Os milhões de ficheiros fornecidos por Rui Pinto às autoridades há cinco anos começam lentamente a dar frutos na Justiça portuguesa. A recente acusação do Ministério Público a Jorge Mendes num processo autónomo afastado da Operação Fora de Jogo é prova disso mesmo, com a base deste caso a ser justamente informações recolhidas pelo denunciante português que colabora actualmente com a Polícia Judiciária (PJ).
Foi em 2018 que Rui Pinto começou a divulgar informação dos circuitos fiscais usados pelos maiores clubes e agentes do futebol mundial. Num portal chamado Football Leaks, uma personagem anónima divulgava de forma periódica contratos e outros documentos secretos de jogadores, clubes, agentes e advogados. Um dos principais alvos foi Jorge Mendes, o superagente que geria, à data, a carreira de Cristiano Ronaldo e vários outros craques. O agente é agora acusado de um crime de fraude fiscal.
“Em 2018 o projecto Football Leaks revelou em primeira mão vários dados acerca das estruturas e circuitos financeiros ligados a Jorge Mendes. A Autoridade Tributária investigou, fez buscas em diversos locais, e finalmente terá sido deduzida uma acusação”, escreveu Rui Pinto na rede social X (antigo Twitter).
A Operação Fora de Jogo chegou ao terreno em Março de 2020, com o cumprimento de 76 mandados de detenção. As autoridades deslocaram-se às instalações de Benfica, FC Porto, Sporting e Sp. Braga, fazendo ainda buscas junto da Gestifute, empresa gerida pelo agente Jorge Mendes.
A Autoridade Tributária revelou a existência de suspeitas de “fraude qualificada” relacionadas com negócios realizados no futebol profissional. O objectivo passaria por ocultar os reais beneficiários dos rendimentos, com o objectivo de escapar ao pagamento de impostos sobre estas verbas.
Jorge Mendes foi acusado de um crime de fraude fiscal por causa de uma doação feita à mulher, Sandra Mendes, de metade do capital social de uma empresa. Posteriormente, esta empresa seria comprada por uma sociedade com ligações ao agente. Por este motivo, o MP considera que a doação foi fictícia e reclama 18 milhões de euros, o equivalente ao valor que aponta como o prejuízo verificado para o Estado.
Em comunicado assinado pelo advogado Rui Patrício, a defesa diz que a “acusação é incorrecta e infundada, e é injusta” para o agente desportivo, deixando claro que este processo diz respeito unicamente “à esfera pessoal” do agente, não estando, portanto, relacionado com qualquer actividade desportiva.

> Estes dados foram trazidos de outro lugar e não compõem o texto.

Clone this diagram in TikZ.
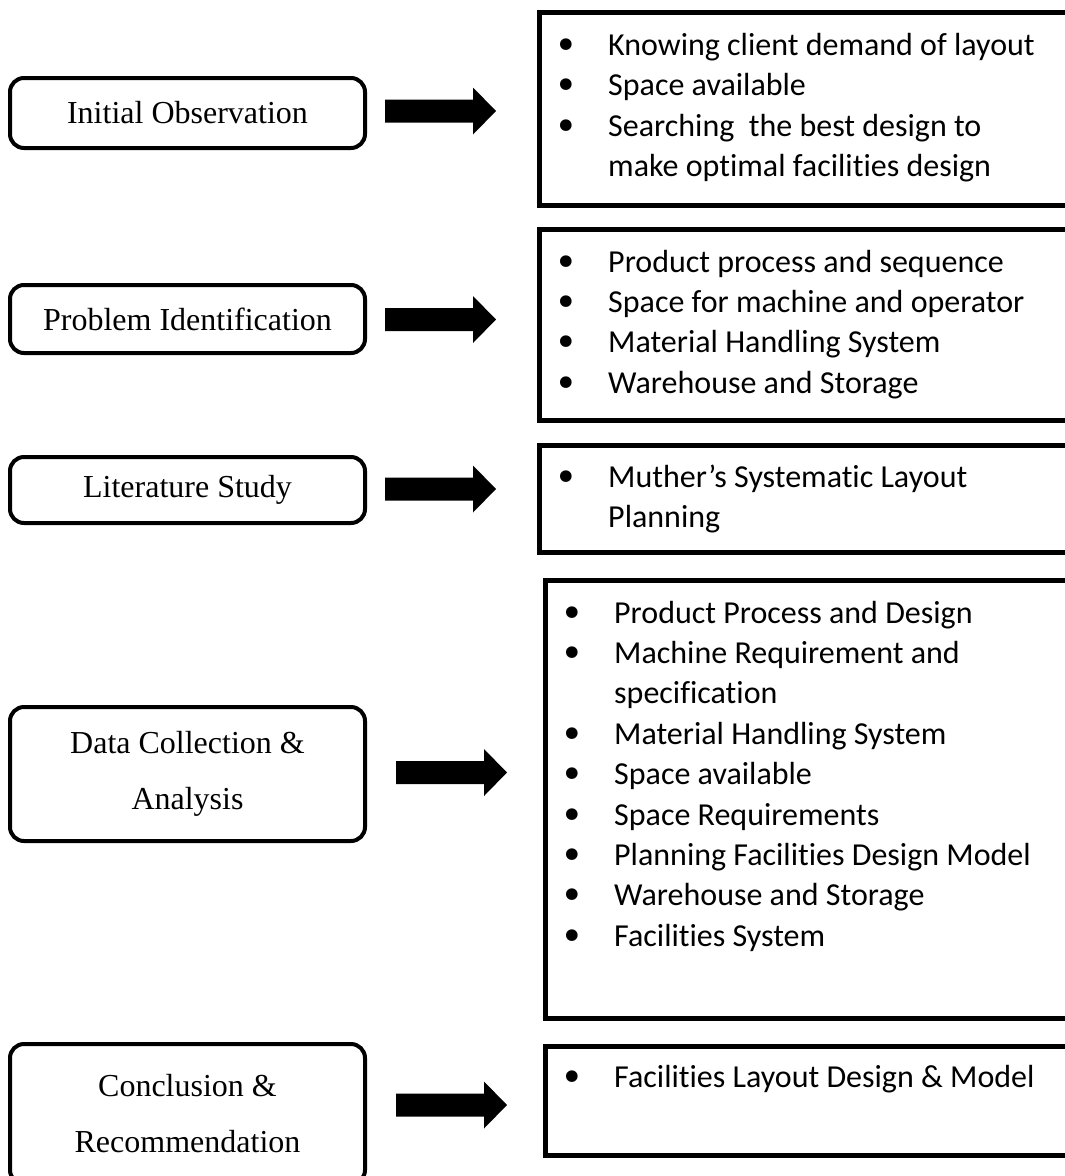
\documentclass[tikz,border=0pt]{standalone}
\usepackage{fontspec}
\setmainfont{Liberation Serif}
\newfontfamily\itemfont[Ligatures=NoCommon]{Carlito}
\newfontfamily\dotfont{DejaVu Sans}
\usetikzlibrary{calc}
% filled block arrow starting at the given coordinate, pointing right
\newcommand\fatarrow[1]{%
  \fill[flow] (#1) ++(0,-11.5) -- ++(88,0) -- ++(0,-12) -- ++(23,23.5)
    -- ++(-23,23.5) -- ++(0,-12) -- ++(-88,0) -- cycle;}
\begin{document}
\begin{tikzpicture}[x=1pt,y=-1pt,
  stage/.style={draw, line width=4pt, rounded corners=14pt, minimum width=355pt,
    inner sep=0pt, align=center, font=\fontsize{32}{56}\selectfont},
  frame/.style={draw, line width=5pt, anchor=north west, minimum width=560pt, inner sep=0pt},
  itemtext/.style={anchor=base west, inner sep=0pt, font=\itemfont\fontsize{32}{40}\selectfont},
  bulletmark/.style={anchor=base, inner sep=0pt, font=\dotfont\fontsize{40}{40}\selectfont},
  flow/.style={fill=black}]
\clip (0,0) rectangle (1065,1176);
\fill[white] (0,0) rectangle (1065,1176);

% process stages
\node[stage, minimum height=70pt]  (L1) at (187.5,113)  {Initial Observation};
\node[stage, minimum height=68pt]  (L2) at (187.5,319)  {Problem Identification};
\node[stage, minimum height=66pt]  (L3) at (187.5,490)  {Literature Study};
\node[stage, minimum height=134pt] (L4) at (187.5,774)  {Data Collection \&\\Analysis};
\node[stage, minimum height=140pt] (L5) at (187.5,1114) {Conclusion \&\\Recommendation};

% detail frames
\node[frame, minimum height=193pt] (R1) at (536.5,9.5)   {};
\node[frame, minimum height=191pt] (R2) at (536.5,226.5) {};
\node[frame, minimum height=107pt] (R3) at (536.5,442.5) {};
\node[frame, minimum height=438pt] (R4) at (542.5,577.5) {};
\node[frame, minimum height=109pt] (R5) at (542.5,1043.5) {};

% bulleted lists: 1 = new item, 0 = continuation line
\foreach \fr/\top/\items in {%
  R1/46/{1/Knowing client demand of layout, 1/Space available, 1/{Searching~ the best design to}, 0/make optimal facilities design},
  R2/45.5/{1/Product process and sequence, 1/Space for machine and operator, 1/Material Handling System, 1/Warehouse and Storage},
  R3/44.5/{1/Muther’s Systematic Layout, 0/Planning},
  R4/45.5/{1/Product Process and Design, 1/Machine Requirement and, 0/specification, 1/Material Handling System, 1/Space available, 1/Space Requirements, 1/Planning Facilities Design Model, 1/Warehouse and Storage, 1/Facilities System},
  R5/43.5/{1/Facilities Layout Design \& Model}}{
  \foreach \b/\txt [count=\i] in \items {
    \node[itemtext] (\fr-t\i) at ($(\fr.north west)+(71.5,\top+40.4*\i-40.4)$) {\txt};
    \ifnum\b=1
      \node[bulletmark] (\fr-b\i) at ($(\fr.north west)+(30,\top+40.4*\i-40.4+4)$) {•};
    \fi
  }
}

% block arrows from each stage to its frame
\coordinate (a1) at ($(L1.east)+(18,-2)$);
\coordinate (a2) at ($(L2.east)+(18,0.5)$);
\coordinate (a3) at ($(L3.east)+(18,-1)$);
\coordinate (a4) at ($(L4.east)+(29,-1.5)$);
\coordinate (a5) at ($(L5.east)+(29,-9)$);
\fatarrow{a1}
\fatarrow{a2}
\fatarrow{a3}
\fatarrow{a4}
\fatarrow{a5}
\end{tikzpicture}
\end{document}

Mesmo considerando esta acusação infundada e injusta, a defesa garante que o agente já desencadeou os mecanismos legais para saldar o valor reclamado pelo MP, de modo a solucionar a questão.
Jogadores obrigados a pagar
O Football Leaks foi responsável por múltiplas investigações em vários países. Em Espanha, várias estrelas do futebol, incluindo os jogadores portugueses Cristiano Ronaldo, Fábio Coentrão e o treinador José Mourinho, tiveram de pagar indemnizações ao Fisco espanhol, por terem fugido à tributação do país.
No caso de CR7, o jogador teve de desembolsar 18,8 milhões de euros num acordo com a Justiça espanhola que permitiu evitar o cumprimento de pena de prisão de 23 meses.
Em Abril de 2020, depois de mais de um ano em prisão preventiva, Rui Pinto aceitou dar o acesso às autoridades aos discos rígidos encriptados que guardavam milhões de ficheiros. Em troca, teve autorização para sair da cadeia para prisão domiciliária. Posteriormente, foi colocado num programa de protecção de testemunhas, regime em que se mantém há cinco anos.
Rui Pinto foi constituído arguido em dois processos judiciais, mas a grande probabilidade é que estejam já mais a caminho. No primeiro, foi condenado a uma pena de prisão de quatro anos, suspensa por igual período. No segundo caso, que está actualmente a ser julgado no Campus da Justiça, em Lisboa, foi pronunciado por 242 crimes no processo relacionado com o acesso a emails do Benfica e outras entidades.